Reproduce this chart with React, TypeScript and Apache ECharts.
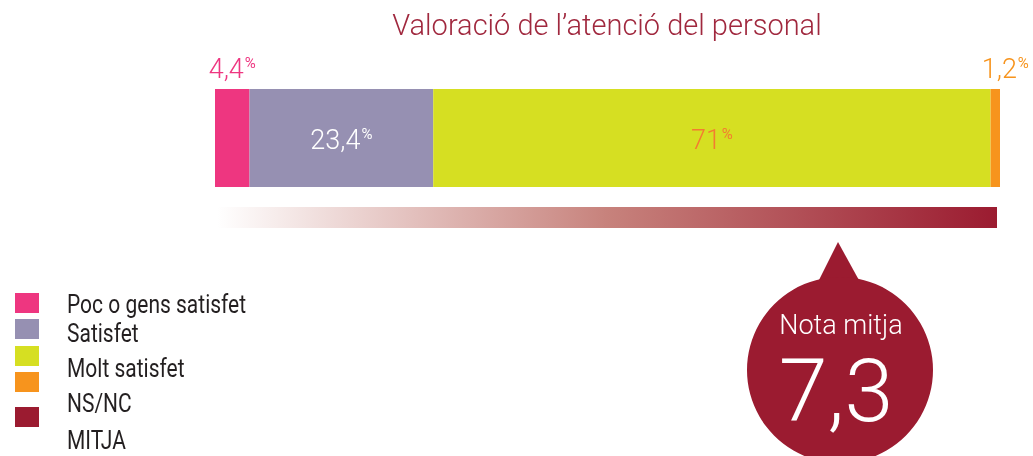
import React, { useEffect, useRef } from "react";
import * as echarts from "echarts";

const categories = ["Atenció del personal"];
const seriesNames = ["Poc o gens satisfet", "Satisfet", "Molt satisfet", "NS/NC"];
const pocValues = [4.4];
const satisfetValues = [23.4];
const moltValues = [71];
const nsncValues = [1.2];
const legendLabels = ["Poc o gens satisfet", "Satisfet", "Molt satisfet", "NS/NC", "MITJA"];
const mitjaLabel = "Nota mitja";
const mitjaValue = 7.3;
const titleText = "Valoració de l’atenció del personal";

const FONT = "Roboto, 'Liberation Sans', sans-serif";
const PINK = "#ee3680";
const PURPLE = "#9690b2";
const GREEN = "#d6df22";
const ORANGE = "#f7941d";
const DARK = "#9b1b30";

const fmt = (v: number) => String(v).replace(".", ",");

function richLabel(color: string, position: any, distance = 5, offset: number[] = [0, 0]) {
  return {
    show: true,
    position,
    distance,
    offset,
    formatter: (p: any) => `{a|${fmt(p.value)}}{p|%}`,
    rich: {
      a: { fontSize: 27, fontWeight: 300, fontFamily: FONT, color, lineHeight: 30, verticalAlign: "bottom" },
      p: { fontSize: 15, fontWeight: 400, fontFamily: FONT, color, lineHeight: 30, verticalAlign: "top", padding: [3, 0, 0, 1] },
    },
  };
}

export default function App() {
  const ref = useRef<HTMLDivElement>(null);
  useEffect(() => {
    const chart = echarts.init(ref.current!, null, { renderer: "svg" });
    const squares = [
      { y: 293, color: PINK },
      { y: 319, color: PURPLE },
      { y: 346, color: GREEN },
      { y: 372, color: ORANGE },
      { y: 407, color: DARK },
    ];
    const textYs = [305, 334, 369, 404, 441];
    const graphic: any[] = [
      {
        type: "text",
        x: 607,
        y: 25,
        style: { text: titleText, fill: "#a0283e", font: `300 29px ${FONT}`, align: "center", verticalAlign: "middle" },
      },
      {
        type: "rect",
        shape: { x: 217, y: 207, width: 780, height: 21 },
        style: {
          fill: new echarts.graphic.LinearGradient(0, 0, 1, 0, [
            { offset: 0, color: "#ffffff" },
            { offset: 0.5, color: "#c7827c" },
            { offset: 1, color: DARK },
          ]),
        },
      },
      {
        type: "polygon",
        shape: { points: [[838, 242], [818, 282], [860, 282]] },
        style: { fill: DARK },
      },
      { type: "circle", shape: { cx: 840, cy: 370, r: 93 }, style: { fill: DARK } },
      {
        type: "text",
        x: 841,
        y: 325,
        style: { text: mitjaLabel, fill: "#fff", font: `300 27px ${FONT}`, align: "center", verticalAlign: "middle" },
      },
      {
        type: "text",
        x: 836,
        y: 390,
        style: { text: fmt(mitjaValue), fill: "#fff", font: `300 88px ${FONT}`, align: "center", verticalAlign: "middle" },
      },
    ];
    squares.forEach((s) =>
      graphic.push({ type: "rect", shape: { x: 15, y: s.y, width: 24, height: 20 }, style: { fill: s.color } })
    );
    legendLabels.forEach((t, i) =>
      graphic.push({
        type: "text",
        x: 67,
        y: textYs[i],
        scaleX: 0.84,
        style: { text: t, fill: "#231f20", font: `400 25px ${FONT}`, align: "left", verticalAlign: "middle" },
      })
    );

    chart.setOption({
      animation: false,
      grid: { left: 215, right: 33, top: 89, height: 98, containLabel: false },
      xAxis: { type: "value", min: 0, max: 100, show: false },
      yAxis: { type: "category", data: categories, show: false },
      series: [
        { name: seriesNames[0], type: "bar", stack: "t", barWidth: 98, data: pocValues, itemStyle: { color: PINK }, label: richLabel(PINK, "top", 7) },
        { name: seriesNames[1], type: "bar", stack: "t", barWidth: 98, data: satisfetValues, itemStyle: { color: PURPLE }, label: richLabel("#ffffff", "inside") },
        { name: seriesNames[2], type: "bar", stack: "t", barWidth: 98, data: moltValues, itemStyle: { color: GREEN }, label: richLabel("#f47b30", "inside") },
        { name: seriesNames[3], type: "bar", stack: "t", barWidth: 98, data: nsncValues, itemStyle: { color: ORANGE }, label: richLabel(ORANGE, "top", 7, [10, 0]) },
      ],
      graphic,
    });
    return () => chart.dispose();
  }, []);
  return <div ref={ref} style={{ position: "fixed", left: 0, top: 0, width: 1033, height: 456 }} />;
}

---

[What you need to do] Identify all lines where the word "React" shows up. Copy them.

[Exercise result]
Reproduce this chart with React, TypeScript and Apache ECharts.
import React, { useEffect, useRef } from "react";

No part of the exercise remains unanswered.